The game was somewhat risky, for while in the view of some there was a doubt whether the men would come out, the far greater fear in the views of others (see, for instance, MacDonald's article quoted above) was that they would not get the men back at the appointed time. As it was the greed of many employers in at once demanding cuts in wages or alterations in conditions of employment, nearly spoilt the game, but Baldwin's appeal eased off the situation.

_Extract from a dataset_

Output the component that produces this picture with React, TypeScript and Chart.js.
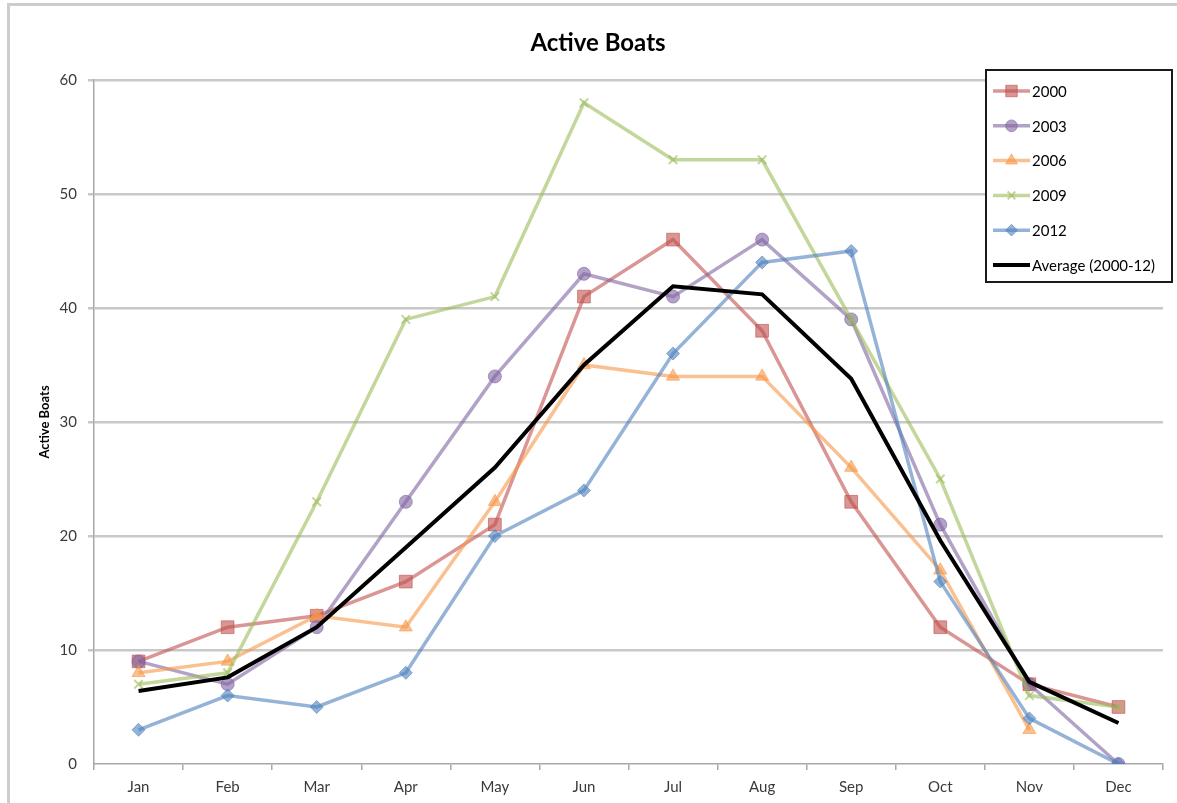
import React, { useEffect, useRef } from 'react';
import { Chart, registerables } from 'chart.js';

Chart.register(...registerables);

const months = ['Jan', 'Feb', 'Mar', 'Apr', 'May', 'Jun', 'Jul', 'Aug', 'Sep', 'Oct', 'Nov', 'Dec'];
const boats2000 = [9, 12, 13, 16, 21, 41, 46, 38, 23, 12, 7, 5];
const boats2003 = [9, 7, 12, 23, 34, 43, 41, 46, 39, 21, 7, 0];
const boats2006 = [8, 9, 13, 12, 23, 35, 34, 34, 26, 17, 3, null];
const boats2009 = [7, 8, 23, 39, 41, 58, 53, 53, 39, 25, 6, 5];
const boats2012 = [3, 6, 5, 8, 20, 24, 36, 44, 45, 16, 4, 0];
const boatsAverage = [6.4, 7.6, 12, 19, 26, 35, 41.9, 41.2, 33.8, 19.6, 7.2, 3.6];

const seriesLabels = ['2000', '2003', '2006', '2009', '2012'];
const averageLabel = 'Average (2000-12)';
const chartTitle = 'Active Boats';
const yTitle = 'Active Boats';
const yTicks = [0, 10, 20, 30, 40, 50, 60];

const seriesValues = [boats2000, boats2003, boats2006, boats2009, boats2012];
const seriesColors = [
  'rgba(192,80,77,0.6)',
  'rgba(128,100,162,0.6)',
  'rgba(247,150,70,0.6)',
  'rgba(155,187,89,0.6)',
  'rgba(79,129,189,0.6)',
];
const seriesStyles = ['rect', 'circle', 'triangle', 'crossRot', 'rectRot'];
const seriesRadii = [9, 6.5, 7.5, 6, 6.5];

const FONT = 'Lato, "Open Sans", sans-serif';

function drawMarker(ctx: CanvasRenderingContext2D, style: string, x: number, y: number, r: number, color: string) {
  ctx.save();
  ctx.fillStyle = color;
  ctx.strokeStyle = color;
  ctx.lineWidth = style === 'crossRot' ? 2 : 1;
  ctx.beginPath();
  if (style === 'rect') {
    const s = r * Math.SQRT1_2;
    ctx.rect(x - s, y - s, 2 * s, 2 * s);
  } else if (style === 'circle') {
    ctx.arc(x, y, r, 0, Math.PI * 2);
  } else if (style === 'triangle') {
    ctx.moveTo(x, y - r);
    ctx.lineTo(x + r * 0.87, y + r * 0.5);
    ctx.lineTo(x - r * 0.87, y + r * 0.5);
    ctx.closePath();
  } else if (style === 'rectRot') {
    ctx.moveTo(x, y - r);
    ctx.lineTo(x + r, y);
    ctx.lineTo(x, y + r);
    ctx.lineTo(x - r, y);
    ctx.closePath();
  } else if (style === 'crossRot') {
    const s = r * Math.SQRT1_2;
    ctx.moveTo(x - s, y - s);
    ctx.lineTo(x + s, y + s);
    ctx.moveTo(x + s, y - s);
    ctx.lineTo(x - s, y + s);
  }
  if (style !== 'crossRot') ctx.fill();
  ctx.stroke();
  ctx.restore();
}

const decorPlugin = {
  id: 'decor',
  beforeDraw(chart: any) {
    const ctx = chart.ctx as CanvasRenderingContext2D;
    ctx.save();
    ctx.fillStyle = '#ffffff';
    ctx.fillRect(0, 0, chart.width, chart.height);
    ctx.fillStyle = '#cdcdcd';
    ctx.fillRect(7, 3, chart.width - 7, 3);
    ctx.fillRect(7, 3, 3, chart.height - 3);
    ctx.fillStyle = '#000000';
    ctx.font = `bold 24px ${FONT}`;
    ctx.textAlign = 'center';
    ctx.textBaseline = 'middle';
    ctx.fillText(chartTitle, 598, 43);
    ctx.restore();
  },
  afterDraw(chart: any) {
    const ctx = chart.ctx as CanvasRenderingContext2D;
    ctx.save();
    const bx = 986, by = 70, bw = 186, bh = 212;
    ctx.fillStyle = '#ffffff';
    ctx.fillRect(bx, by, bw, bh);
    ctx.strokeStyle = '#1a1a1a';
    ctx.lineWidth = 2;
    ctx.strokeRect(bx, by, bw, bh);
    ctx.font = `15px ${FONT}`;
    ctx.textAlign = 'left';
    ctx.textBaseline = 'middle';
    const entries = [...seriesLabels, averageLabel];
    entries.forEach((label, i) => {
      const y = 91 + i * 34.8;
      const isAvg = i === seriesLabels.length;
      const color = isAvg ? '#000000' : seriesColors[i];
      ctx.strokeStyle = color;
      ctx.lineWidth = isAvg ? 4 : 3.5;
      ctx.beginPath();
      ctx.moveTo(993, y);
      ctx.lineTo(1030, y);
      ctx.stroke();
      if (!isAvg) drawMarker(ctx, seriesStyles[i], 1011.5, y, seriesRadii[i] * 0.9, color);
      ctx.fillStyle = '#000000';
      ctx.fillText(label, 1032, y + 1);
    });
    ctx.restore();
  },
};

export default function App() {
  const canvasRef = useRef<HTMLCanvasElement | null>(null);

  useEffect(() => {
    const canvas = canvasRef.current;
    if (!canvas) return;
    const datasets: any[] = seriesValues.map((vals, i) => ({
      label: seriesLabels[i],
      data: vals,
      borderColor: seriesColors[i],
      backgroundColor: seriesColors[i],
      borderWidth: 3.5,
      pointStyle: seriesStyles[i],
      pointRadius: seriesRadii[i],
      pointBackgroundColor: seriesColors[i],
      pointBorderColor: seriesColors[i],
      pointBorderWidth: seriesStyles[i] === 'crossRot' ? 2 : 1,
      tension: 0,
      spanGaps: false,
      order: 10 - i,
    }));
    datasets.push({
      label: averageLabel,
      data: boatsAverage,
      borderColor: '#000000',
      backgroundColor: '#000000',
      borderWidth: 4,
      pointRadius: 0,
      tension: 0,
      order: 1,
    });

    const chart = new Chart(canvas, {
      type: 'line',
      data: { labels: months, datasets },
      plugins: [decorPlugin],
      options: {
        animation: false,
        responsive: false,
        devicePixelRatio: 1,
        layout: { padding: { top: 80, right: 14, left: 0, bottom: 0 } },
        plugins: {
          legend: { display: false },
          title: { display: false },
          tooltip: { enabled: false },
        },
        scales: {
          x: {
            type: 'category',
            offset: true,
            grid: {
              display: true,
              drawOnChartArea: false,
              drawTicks: true,
              tickLength: 6,
              color: '#a8a8a8',
              lineWidth: 1.5,
              offset: true,
            },
            border: { display: true, color: '#a8a8a8', width: 1.5 },
            ticks: {
              color: '#3a3a3a',
              font: { family: FONT, size: 15 },
              padding: 8,
              maxRotation: 0,
              autoSkip: false,
            },
            afterFit: (scale: any) => {
              scale.height = 39;
            },
          },
          y: {
            min: 0,
            max: 60,
            afterBuildTicks: (scale: any) => {
              scale.ticks = yTicks.map((v) => ({ value: v }));
            },
            grid: {
              display: true,
              drawTicks: true,
              tickLength: 6,
              color: (c: any) => (c.tick && c.tick.value === 0 ? 'rgba(0,0,0,0)' : '#c8c8c8'),
              lineWidth: 2.5,
            },
            border: { display: true, color: '#a8a8a8', width: 1.5 },
            ticks: {
              color: '#3a3a3a',
              font: { family: FONT, size: 15 },
              padding: 11,
            },
            title: {
              display: true,
              text: yTitle,
              color: '#000000',
              font: { family: FONT, size: 13, weight: 'bold' },
              padding: { top: 37, bottom: 0 },
            },
            afterFit: (scale: any) => {
              scale.width = 94;
            },
          },
        },
      } as any,
    });
    return () => chart.destroy();
  }, []);

  return (
    <div style={{ position: 'absolute', left: 0, top: 0, width: 1177, height: 803 }}>
      <canvas ref={canvasRef} width={1177} height={803} style={{ display: 'block' }} />
    </div>
  );
}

Such is the lesson. "Trust and ye shall be betrayed." After all the lessons of the past the same " leaders" were entrusted with power, and acted along the same lines as before. Which was to be expected. The workers have still a fair road to travel before they will get rid of the superstition of "Leadership" or the dope of "good" and "bad" leaders. But the splendid solidarity of the rank and file, along with their steady refusal to follow the maniacs who advise the formation of "Workers' Defence Corps" and other methods of crude force, are healthy signs of the beginnings of an understanding of their slave position that forms the first step in the work of establishing Socialism.